The value of such posts should not be underestimated, as I document in Blogwars. For many reporters and media elites, blogs are the wisebot scouts searching for newsworthy (or titillation-worthy) items on the Web. There may even be another interlocutor in this process for the higher status political elite: Younger staffers at media and political organizations are blog friendly, and they pass on blogged material to their superiors. Ari Rabin-Havt, director of online communications for Senator Harry Reid (D-Nevada) and the Democratic Caucus, explained to one of my students in an interview, “The Senator isn’t [a] computer programmer or graphic designer. . . . Sometimes I give him stuff to read from blogs; sometimes I know he’s reading blogs himself because he’ll print something out or e-mail me and say ‘Take a look at this.'”

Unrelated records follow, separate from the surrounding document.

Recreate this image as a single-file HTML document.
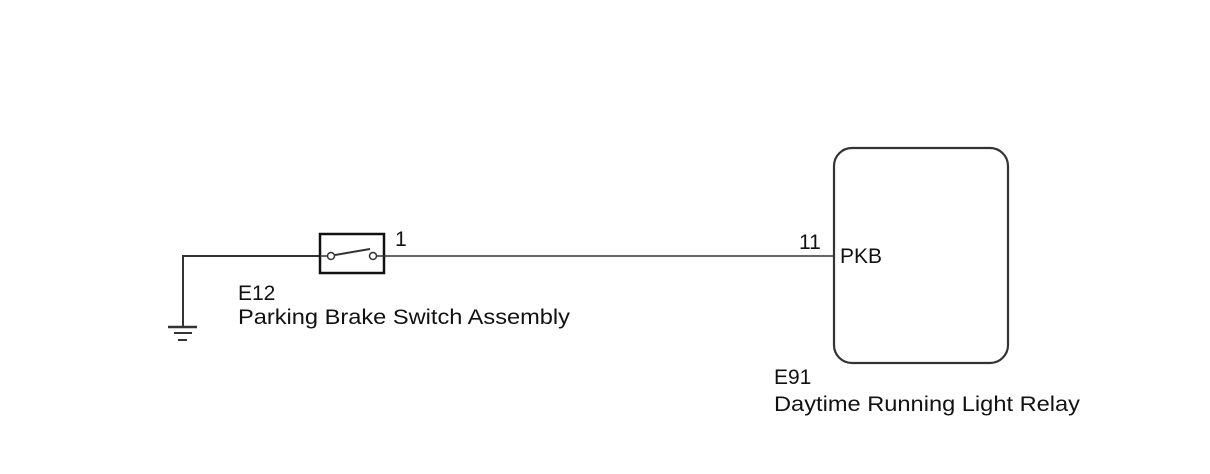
<!DOCTYPE html>
<html><head><meta charset="utf-8"><style>html,body{margin:0;padding:0;background:#fff}svg{display:block}</style></head>
<body>
<svg width="1210" height="474" viewBox="0 0 1210 474" xmlns="http://www.w3.org/2000/svg" font-family="Liberation Sans, sans-serif" font-size="21" fill="#111">
<g stroke="#333" fill="none">
<polyline points="183,327 183,256 320,256" stroke-width="2"/>
<line x1="385" y1="256" x2="835" y2="256" stroke-width="1.5"/>
<line x1="168" y1="327" x2="197" y2="327" stroke-width="2.5"/>
<line x1="174" y1="333" x2="192" y2="333" stroke-width="2"/>
<line x1="178" y1="340" x2="187" y2="340" stroke-width="2"/>
<rect x="320" y="234" width="64" height="39" stroke-width="2.5" stroke="#111"/>
<line x1="320" y1="256" x2="327" y2="256" stroke-width="1.5"/>
<line x1="377" y1="256" x2="385" y2="256" stroke-width="1.5"/>
<line x1="335" y1="255" x2="370" y2="249" stroke-width="2"/>
<circle cx="331" cy="256" r="3.5" stroke-width="1.5" fill="#fff"/>
<circle cx="373" cy="256" r="3.5" stroke-width="1.5" fill="#fff"/>
<rect x="834" y="148" width="174" height="215" rx="18" ry="18" stroke-width="2.2"/>
</g>
<text x="395" y="246">1</text>
<text x="799" y="249">11</text>
<text x="840" y="263">PKB</text>
<text x="238" y="300">E12</text>
<text x="238" y="324" textLength="332" lengthAdjust="spacingAndGlyphs">Parking Brake Switch Assembly</text>
<text x="774" y="384">E91</text>
<text x="774" y="411" textLength="306" lengthAdjust="spacingAndGlyphs">Daytime Running Light Relay</text>
</svg>
</body></html>
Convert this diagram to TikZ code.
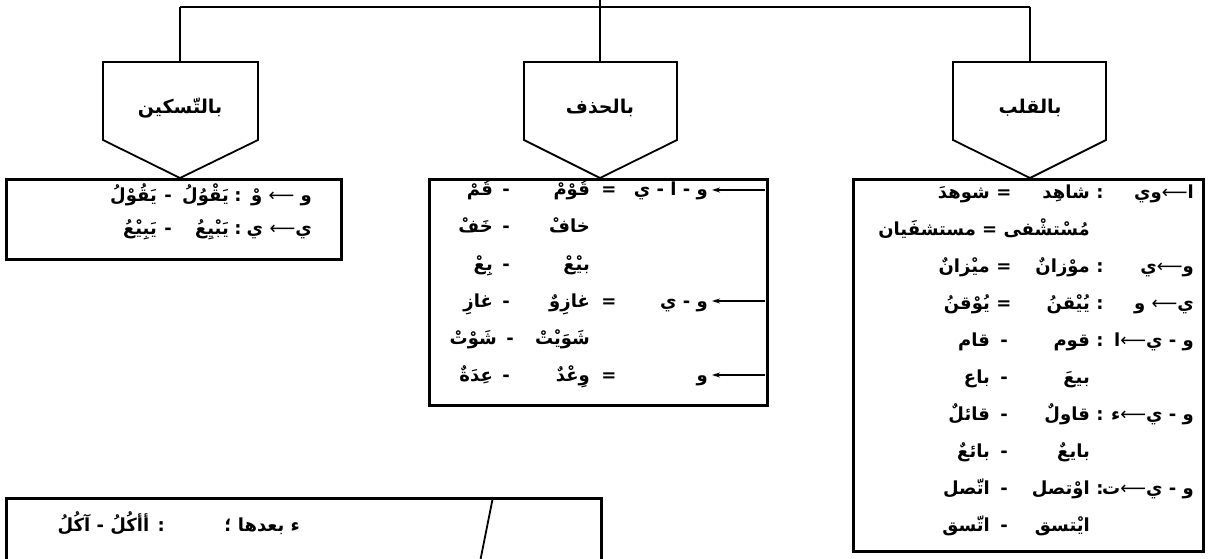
\documentclass[tikz,border=0pt]{standalone}
\usepackage{fontspec}
\newfontfamily\arabicfont[Script=Arabic]{DejaVu Sans Bold}
\newfontfamily\arrowfont{DejaVu Sans}
\TeXXeTstate=1
\usetikzlibrary{arrows.meta}
\newcommand{\AR}[1]{\beginR #1\endR}
\newcommand{\LA}{{\arrowfont ⟵}}
\tikzset{
  boxline/.style={draw, line width=2.6pt, inner sep=0pt, anchor=north west},
  pentline/.style={draw, line width=1.8pt, line join=miter},
  conn/.style={line width=2pt},
  ar/.style={font=\arabicfont\fontsize{18}{21}\selectfont, inner sep=0pt, anchor=base east},
  arc/.style={font=\arabicfont\fontsize{18}{21}\selectfont, inner sep=0pt, anchor=base},
  lbl/.style={font=\arabicfont\fontsize{19}{21}\selectfont, inner sep=0pt},
  tarrow/.style={line width=1.1pt, -{Stealth[length=8pt,width=5pt]}},
}
\begin{document}
\begin{tikzpicture}[x=1pt,y=-1pt]
\useasboundingbox (0,0) rectangle (1208,559);
\clip (0,0) rectangle (1208,559);

% ---- top connectors
\coordinate (top) at (600,0);
\coordinate (hm) at (600,7);
\coordinate (hl) at (180,7);
\coordinate (hr) at (1030,7);
\coordinate (pL) at (180,62);
\coordinate (pM) at (600,62);
\coordinate (pR) at (1030,62);
\draw[conn] (top) -- (hm);
\draw[conn] (hl) -- (hr);
\draw[conn] (hl) -- (pL);
\draw[conn] (hm) -- (pM);
\draw[conn] (hr) -- (pR);

% ---- pentagons
\draw[pentline] (103,62) -- (258,62) -- (258,140) -- (180,178) -- (103,140) -- cycle;
\draw[pentline] (524,62) -- (677,62) -- (677,140) -- (600,178) -- (524,140) -- cycle;
\draw[pentline] (953,62) -- (1106,62) -- (1106,140) -- (1030,178) -- (953,140) -- cycle;
\node[lbl] (lblL) at (180,108) {\AR{بالتّسكين}};
\node[lbl] (lblM) at (600,108) {\AR{بالحذف}};
\node[lbl] (lblR) at (1030,108) {\AR{بالقلب}};

% ---- boxes
\node[boxline, minimum width=335pt, minimum height=80pt] (lbox) at (5,178) {};
\node[boxline, minimum width=338pt, minimum height=226pt] (mbox) at (428,178) {};
\node[boxline, minimum width=350pt, minimum height=372pt] (rbox) at (852,178) {};
\node[boxline, minimum width=595pt, minimum height=120pt] (bbox) at (5,497) {};
\coordinate (sl1) at (493,497);
\coordinate (sl2) at (480,562);
\draw[line width=1.8pt] (sl1) -- (sl2);

% ---- left box
\node[ar] (l1r) at (312,201) {\AR{و \LA{} وْ}};
\node[arc] (l1c) at (238,201) {:};
\node[ar] (l1a) at (229,201) {\AR{يَقْوُلُ}};
\node[arc] (l1s) at (168,201) {-};
\node[ar] (l1b) at (157,201) {\AR{يَقُوْلُ}};
\node[ar] (l2r) at (312,234) {\AR{ي\LA{} ي}};
\node[arc] (l2c) at (238,234) {:};
\node[ar] (l2a) at (229,234) {\AR{يَبْيِعُ}};
\node[arc] (l2s) at (168,234) {-};
\node[ar] (l2b) at (157,234) {\AR{يَبِيْعُ}};

% ---- middle box
\coordinate (m1s) at (765,190); \coordinate (m1e) at (712,190);
\coordinate (m4s) at (765,301); \coordinate (m4e) at (712,301);
\coordinate (m6s) at (765,375); \coordinate (m6e) at (712,375);
\draw[tarrow] (m1s) -- (m1e);
\draw[tarrow] (m4s) -- (m4e);
\draw[tarrow] (m6s) -- (m6e);
\node[ar] (m1r) at (708,196) {\AR{و - ا - ي}};
\node[arc] (m1e2) at (609,196) {=};
\node[ar] (m1a) at (590,196) {\AR{قُوْمْ}};
\node[arc] (m1d) at (506,196) {-};
\node[ar] (m1b) at (493,196) {\AR{قُمْ}};
\node[ar] (m2a) at (590,233) {\AR{خافْ}};
\node[arc] (m2d) at (506,233) {-};
\node[ar] (m2b) at (493,233) {\AR{خَفْ}};
\node[ar] (m3a) at (590,270) {\AR{بيْعْ}};
\node[arc] (m3d) at (506,270) {-};
\node[ar] (m3b) at (493,270) {\AR{بِعْ}};
\node[ar] (m4r) at (708,307) {\AR{و - ي}};
\node[arc] (m4e2) at (609,307) {=};
\node[ar] (m4a) at (590,307) {\AR{غازِوٌ}};
\node[arc] (m4d) at (506,307) {-};
\node[ar] (m4b) at (493,307) {\AR{غازِ}};
\node[ar] (m5a) at (590,344) {\AR{شَوَيْتْ}};
\node[arc] (m5d) at (510,344) {-};
\node[ar] (m5b) at (497,344) {\AR{شَوْتْ}};
\node[ar] (m6r) at (708,381) {\AR{و}};
\node[arc] (m6e2) at (609,381) {=};
\node[ar] (m6a) at (590,381) {\AR{وِعْدٌ}};
\node[arc] (m6d) at (506,381) {-};
\node[ar] (m6b) at (493,381) {\AR{عِدَةٌ}};

% ---- right box
\node[ar] (q1r) at (1194,198) {\AR{ا\LA{}وي}};
\node[arc] (q1c) at (1100,198) {:};
\node[ar] (q1a) at (1090,198) {\AR{شاهِد}};
\node[arc] (q1s) at (1004,198) {=};
\node[ar] (q1b) at (990,198) {\AR{شوهدَ}};
\node[ar] (q2) at (1090,235) {\AR{مُسْتشْفى = مستشفَيان}};
\node[ar] (q3r) at (1194,272) {\AR{و\LA{}ي}};
\node[arc] (q3c) at (1100,272) {:};
\node[ar] (q3a) at (1090,272) {\AR{موْزانٌ}};
\node[arc] (q3s) at (1004,272) {=};
\node[ar] (q3b) at (990,272) {\AR{ميْزانٌ}};
\node[ar] (q4r) at (1194,309) {\AR{ي\LA{} و}};
\node[arc] (q4c) at (1100,309) {:};
\node[ar] (q4a) at (1090,309) {\AR{يُيْقنُ}};
\node[arc] (q4s) at (1004,309) {=};
\node[ar] (q4b) at (990,309) {\AR{يُوْقنُ}};
\node[ar] (q5r) at (1194,346) {\AR{و - ي\LA{}ا}};
\node[arc] (q5c) at (1100,346) {:};
\node[ar] (q5a) at (1090,346) {\AR{قوم}};
\node[arc] (q5s) at (1004,346) {-};
\node[ar] (q5b) at (990,346) {\AR{قام}};
\node[ar] (q6a) at (1090,383) {\AR{بيعَ}};
\node[arc] (q6s) at (1004,383) {-};
\node[ar] (q6b) at (990,383) {\AR{باع}};
\node[ar] (q7r) at (1194,420) {\AR{و - ي\LA{}ء}};
\node[arc] (q7c) at (1100,420) {:};
\node[ar] (q7a) at (1090,420) {\AR{قاولٌ}};
\node[arc] (q7s) at (1004,420) {-};
\node[ar] (q7b) at (990,420) {\AR{قائلٌ}};
\node[ar] (q8a) at (1090,457) {\AR{بايعٌ}};
\node[arc] (q8s) at (1004,457) {-};
\node[ar] (q8b) at (990,457) {\AR{بائعٌ}};
\node[ar] (q9r) at (1194,494) {\AR{و - ي\LA{}ت}};
\node[arc] (q9c) at (1100,494) {:};
\node[ar] (q9a) at (1090,494) {\AR{اوْتصل}};
\node[arc] (q9s) at (1004,494) {-};
\node[ar] (q9b) at (990,494) {\AR{اتّصل}};
\node[ar] (q10a) at (1090,531) {\AR{ايْتسق}};
\node[arc] (q10s) at (1004,531) {-};
\node[ar] (q10b) at (990,531) {\AR{اتّسق}};

% ---- bottom box
\node[ar] (b1) at (300,531) {\AR{ء بعدها ؛}};
\node[ar] (b2) at (165,531) {\AR{: أأكُلُ - آكُلُ}};
\end{tikzpicture}
\end{document}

Relevant is an interchange from an interview by Matthew Sheffield on the conservative political website Newsbusters. Bush political adviser Karl Rove lists the kind of sources of political information he himself seeks out:
NB: Let’s get some more media questions. So what’s your media diet like nowadays?
ROVE: You mean on an ordinary day?
NB: Yeah.
ROVE: I get Mike Allen’s overnight summary from Politico, I cruise RealClearPolitics.com, I get Taranto from the Wall Street Journal, I visit the Corner. I check Drudge, I check Fox News, I have a list of favorites that I sort of thumb through if I’ve got the time. I obviously read papers, the New York Times; the Wall Street Journal; when in Washington, the Washington Post if not, I get it online. I check out, most days, Instapundit, Power Line, Hugh Hewitt. Occasionally I’ll dip into Just One Minute or visit the Captain’s Quarters, I check out Michael Barone‘s blog, and I look forward to getting Opinion Journal, and I get the NCPA summary. And I also get a news summary, a news clip early in the morning of all the clips.
Note the mixing of “old” or traditional news media and new. Blogs and the Washington Post! Rove’s list is, in fact, quite common among conservatives; a Democratic political operative would read the Post and leftblogs. Note further how it demonstrates that the distinction between kinds of media is rapidly becoming blurred. Powerline(blog) is run by two well-known political conservatives (one a banker, one a lawyer) and so constitutes a true indie blog—not run by traditional political workers or journalists. But Michael Barone is a “big media” journalist and commentator.
We can thus go beyond saying that blogs are common sources of information for political elites: They are increasingly a vehicle for those elites to distribute information themselves. And, of course, bloggers are now considered players in the club, a revolution from just a few election cycles ago.